Listing.
--------------------------------------------------
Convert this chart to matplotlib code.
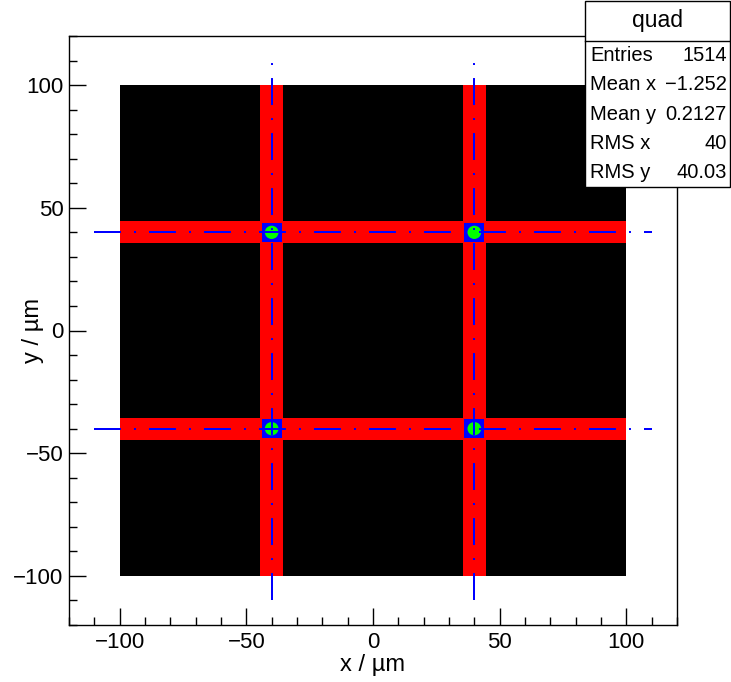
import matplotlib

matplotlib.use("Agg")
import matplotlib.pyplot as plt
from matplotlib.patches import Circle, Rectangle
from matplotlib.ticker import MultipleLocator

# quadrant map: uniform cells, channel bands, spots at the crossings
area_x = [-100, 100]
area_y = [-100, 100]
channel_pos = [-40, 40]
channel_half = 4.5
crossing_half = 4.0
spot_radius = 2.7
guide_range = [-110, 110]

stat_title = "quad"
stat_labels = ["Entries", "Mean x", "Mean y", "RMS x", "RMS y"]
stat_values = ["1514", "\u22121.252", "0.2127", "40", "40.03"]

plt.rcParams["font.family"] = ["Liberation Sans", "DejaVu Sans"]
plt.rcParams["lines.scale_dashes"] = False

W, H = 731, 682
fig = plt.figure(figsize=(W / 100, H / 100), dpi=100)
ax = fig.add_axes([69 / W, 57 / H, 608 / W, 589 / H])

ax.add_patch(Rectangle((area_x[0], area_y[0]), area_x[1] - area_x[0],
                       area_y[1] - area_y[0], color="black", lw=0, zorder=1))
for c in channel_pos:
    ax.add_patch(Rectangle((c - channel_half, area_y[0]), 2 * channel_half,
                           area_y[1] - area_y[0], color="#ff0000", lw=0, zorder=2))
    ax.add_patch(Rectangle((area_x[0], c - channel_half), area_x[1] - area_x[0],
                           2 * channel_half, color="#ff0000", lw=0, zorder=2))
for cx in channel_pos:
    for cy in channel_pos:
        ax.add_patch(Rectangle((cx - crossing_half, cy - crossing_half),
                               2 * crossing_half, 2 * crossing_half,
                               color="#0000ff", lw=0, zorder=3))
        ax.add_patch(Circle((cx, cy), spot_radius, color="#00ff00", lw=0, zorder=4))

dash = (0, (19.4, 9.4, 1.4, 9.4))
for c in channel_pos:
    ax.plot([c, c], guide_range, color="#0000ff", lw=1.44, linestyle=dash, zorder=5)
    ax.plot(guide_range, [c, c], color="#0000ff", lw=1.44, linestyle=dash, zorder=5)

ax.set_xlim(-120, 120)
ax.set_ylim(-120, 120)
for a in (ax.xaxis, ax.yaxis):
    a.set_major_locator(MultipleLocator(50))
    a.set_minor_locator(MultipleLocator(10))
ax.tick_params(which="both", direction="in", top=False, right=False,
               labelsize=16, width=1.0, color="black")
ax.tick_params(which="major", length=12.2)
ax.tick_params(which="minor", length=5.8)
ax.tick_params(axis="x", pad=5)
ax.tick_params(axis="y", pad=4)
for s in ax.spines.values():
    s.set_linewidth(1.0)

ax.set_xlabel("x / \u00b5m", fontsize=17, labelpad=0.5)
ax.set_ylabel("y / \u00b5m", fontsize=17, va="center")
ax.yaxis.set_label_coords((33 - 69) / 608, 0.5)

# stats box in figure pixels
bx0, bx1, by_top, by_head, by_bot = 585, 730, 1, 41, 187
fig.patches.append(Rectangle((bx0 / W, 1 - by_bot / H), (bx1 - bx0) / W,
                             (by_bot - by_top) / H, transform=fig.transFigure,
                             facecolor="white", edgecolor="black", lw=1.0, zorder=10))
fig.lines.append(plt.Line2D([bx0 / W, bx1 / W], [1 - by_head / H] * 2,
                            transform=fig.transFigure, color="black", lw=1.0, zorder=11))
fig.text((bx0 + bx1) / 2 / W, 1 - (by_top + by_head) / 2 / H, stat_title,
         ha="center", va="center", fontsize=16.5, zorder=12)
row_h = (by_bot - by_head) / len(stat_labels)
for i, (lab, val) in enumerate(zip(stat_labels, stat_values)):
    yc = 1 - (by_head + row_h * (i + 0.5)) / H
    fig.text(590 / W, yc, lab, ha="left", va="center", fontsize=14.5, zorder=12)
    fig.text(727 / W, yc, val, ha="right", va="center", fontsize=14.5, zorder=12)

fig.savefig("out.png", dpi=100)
--------------------------------------------------
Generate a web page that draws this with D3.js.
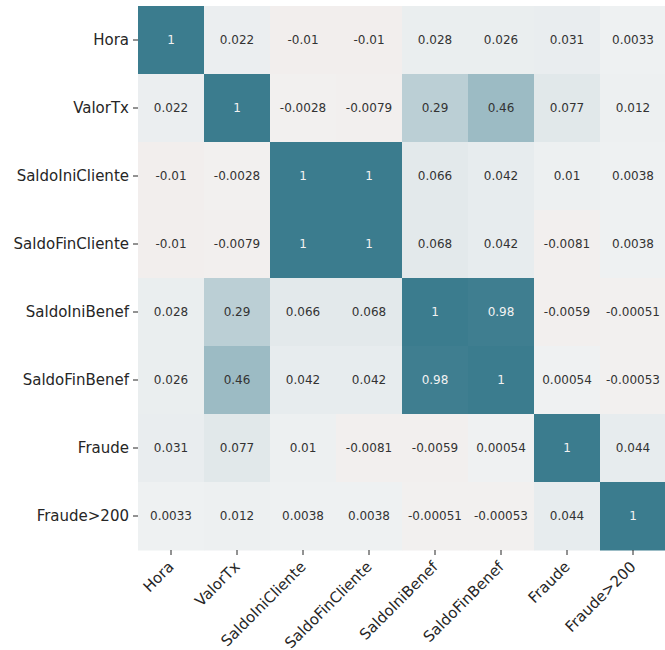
--------------------------------------------------
Given task.
Only the stretch from the line with "Convert this chart to matplotlib code." through the line with "from matplotlib.ticker import MultipleLocator" should be copied, exactly and with both ends. Drop the pictures.

Response to the exercise.
Convert this chart to matplotlib code.
import matplotlib

matplotlib.use("Agg")
import matplotlib.pyplot as plt
from matplotlib.patches import Circle, Rectangle
from matplotlib.ticker import MultipleLocator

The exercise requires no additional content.